Bottom line: the old question, "Would it be so funny if your daughter were involved?" should be applied here.


Power attracts sex, even when it's old power. Ancient Nelson Rockerfeller expired while sampling the pleasures of his twenty-something mistress.  Getting ahead by sleeping with the boss is as old as the workplace, but this isn't a case of power attracting ambitious sex partners. It's exploitation, plain and simple. Let's frame this another way: if he were an 86 year old priest, and the partners were young altar boys, would anyone be lining up to give ol' Dutt an electronic high five?

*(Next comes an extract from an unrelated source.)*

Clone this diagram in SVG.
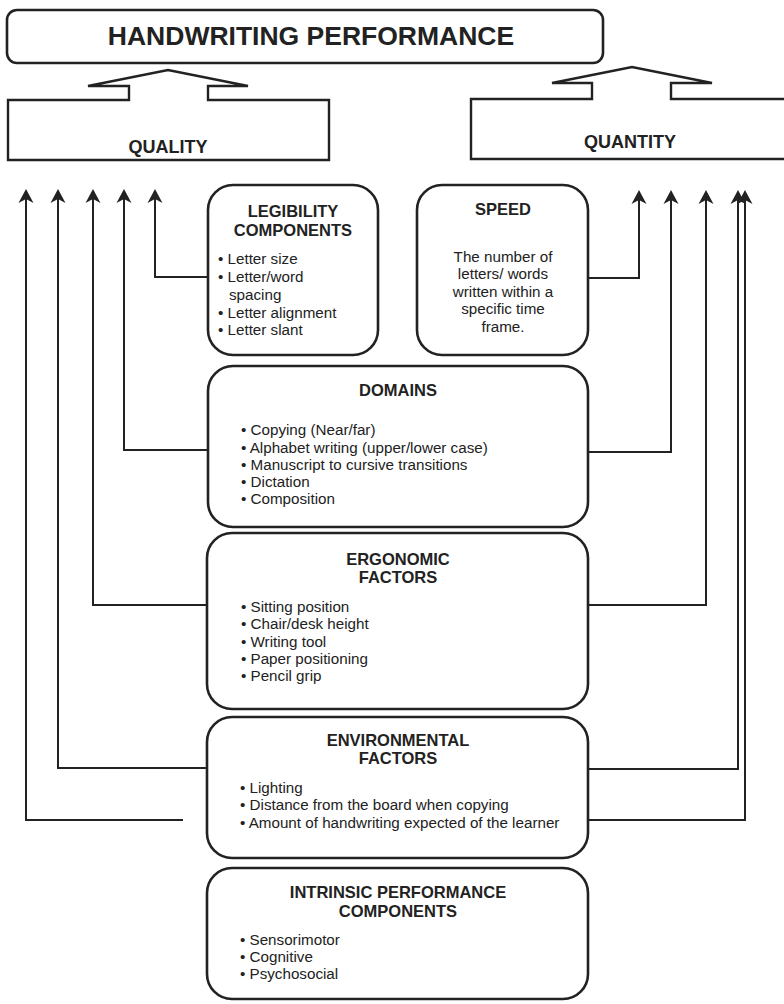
<svg xmlns="http://www.w3.org/2000/svg" width="784" height="1004" viewBox="0 0 784 1004">
<style>
text{font-family:"Liberation Sans",Arial,Helvetica,sans-serif;fill:#222}
.t{font-weight:bold;font-size:16.5px;text-anchor:middle}
.b{font-size:15.2px}
.c{font-size:15.2px;text-anchor:middle}
.box{fill:#fff;stroke:#222;stroke-width:2.6}
.big{fill:#fff;stroke:#222;stroke-width:2.4;stroke-linejoin:miter}
.con{fill:none;stroke:#222;stroke-width:2;marker-end:url(#ah)}
</style>
<defs>
<marker id="ah" markerUnits="userSpaceOnUse" orient="auto" refX="0" refY="0" markerWidth="20" markerHeight="20" viewBox="-10 -10 20 20" overflow="visible">
<path d="M10,0 L-4,-7.5 L0,0 L-4,7.5 Z" fill="#222"/>
</marker>
</defs>
<rect width="784" height="1004" fill="#fff"/>

<g id="handwriting-performance">
<rect class="box" x="7" y="10" width="596" height="53" rx="10"/>
<text x="311" y="45" style="font-weight:bold;font-size:26.5px;text-anchor:middle">HANDWRITING PERFORMANCE</text>
</g>

<g id="quality">
<path class="big" d="M8,100 L129,100 L129,86 L88,86 L168,70 L248,86 L208,86 L208,100 L329,100 L329,160 L8,160 Z"/>
<text x="168" y="153" style="font-weight:bold;font-size:18px;text-anchor:middle">QUALITY</text>
</g>

<g id="quantity">
<path class="big" d="M471,99 L592,99 L592,83 L552,83 L632,67 L712,83 L671,83 L671,99 L790,99 L790,159 L471,159 Z"/>
<text x="630" y="148" style="font-weight:bold;font-size:18px;text-anchor:middle">QUANTITY</text>
</g>

<g id="connectors">
<path class="con" d="M208,277 H155 V199"/>
<path class="con" d="M208,450 H124 V199"/>
<path class="con" d="M207,605 H93 V199"/>
<path class="con" d="M207,768 H58 V199"/>
<path class="con" d="M183,820 H26 V199"/>
<path class="con" d="M588,278 H639 V200"/>
<path class="con" d="M588,452 H671 V200"/>
<path class="con" d="M588,605 H706 V200"/>
<path class="con" d="M588,769 H738 V200"/>
<path class="con" d="M588,820 H745 V200"/>
</g>

<g id="legibility-components">
<rect class="box" x="208" y="185" width="170" height="170" rx="25"/>
<text class="t" x="293" y="217">LEGIBILITY</text>
<text class="t" x="293" y="236">COMPONENTS</text>
<text class="b" x="218" y="264">• Letter size</text>
<text class="b" x="218" y="282">• Letter/word</text>
<text class="b" x="229" y="300">spacing</text>
<text class="b" x="218" y="318">• Letter alignment</text>
<text class="b" x="218" y="335">• Letter slant</text>
</g>

<g id="speed">
<rect class="box" x="417" y="185" width="171" height="170" rx="25"/>
<text class="t" x="503" y="215">SPEED</text>
<text class="c" x="503" y="262">The number of</text>
<text class="c" x="503" y="279">letters/ words</text>
<text class="c" x="503" y="297">written within a</text>
<text class="c" x="503" y="314">specific time</text>
<text class="c" x="503" y="332">frame.</text>
</g>

<g id="domains">
<rect class="box" x="208" y="366" width="380" height="161" rx="25"/>
<text class="t" x="398" y="396">DOMAINS</text>
<text class="b" x="241" y="435">• Copying (Near/far)</text>
<text class="b" x="241" y="453">• Alphabet writing (upper/lower case)</text>
<text class="b" x="241" y="470">• Manuscript to cursive transitions</text>
<text class="b" x="241" y="487">• Dictation</text>
<text class="b" x="241" y="504">• Composition</text>
</g>

<g id="ergonomic-factors">
<rect class="box" x="207" y="533" width="381" height="176" rx="25"/>
<text class="t" x="398" y="565">ERGONOMIC</text>
<text class="t" x="398" y="583">FACTORS</text>
<text class="b" x="241" y="612">• Sitting position</text>
<text class="b" x="241" y="629">• Chair/desk height</text>
<text class="b" x="241" y="647">• Writing tool</text>
<text class="b" x="241" y="664">• Paper positioning</text>
<text class="b" x="241" y="681">• Pencil grip</text>
</g>

<g id="environmental-factors">
<rect class="box" x="207" y="717" width="381" height="141" rx="25"/>
<text class="t" x="398" y="746">ENVIRONMENTAL</text>
<text class="t" x="398" y="764">FACTORS</text>
<text class="b" x="240" y="793">• Lighting</text>
<text class="b" x="240" y="810">• Distance from the board when copying</text>
<text class="b" x="240" y="828">• Amount of handwriting expected of the learner</text>
</g>

<g id="intrinsic-performance-components">
<rect class="box" x="207" y="868" width="381" height="131" rx="25"/>
<text class="t" x="398" y="898">INTRINSIC PERFORMANCE</text>
<text class="t" x="398" y="917">COMPONENTS</text>
<text class="b" x="240" y="945">• Sensorimotor</text>
<text class="b" x="240" y="962">• Cognitive</text>
<text class="b" x="240" y="979">• Psychosocial</text>
</g>
</svg>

These young ladies weren't smart, cynical careerists, taking one for professional advancement. These were poor, exploited women, hoping to make enough cash to put food on the table. The guy can take Viagra til his teeth turn blue for all I care, and he can cavort on a Beattyesque level, with as many Grandpa-fixated young women as his shriveled little body can service. Life, liberty, blah blah blah... It's just that in a country where 50 million people suffer from STDs, and 10 million woman work as prostitutes, and 20 per cent of them are between the ages of 13 and 18, and 70 per cent of prostitutes were forced into the trade, often by their parents or husbands, and Nepalese girls as young as 9 have been found working in Bombay brothels, it's hard to laugh at the image of "young women" in this old goat's bed.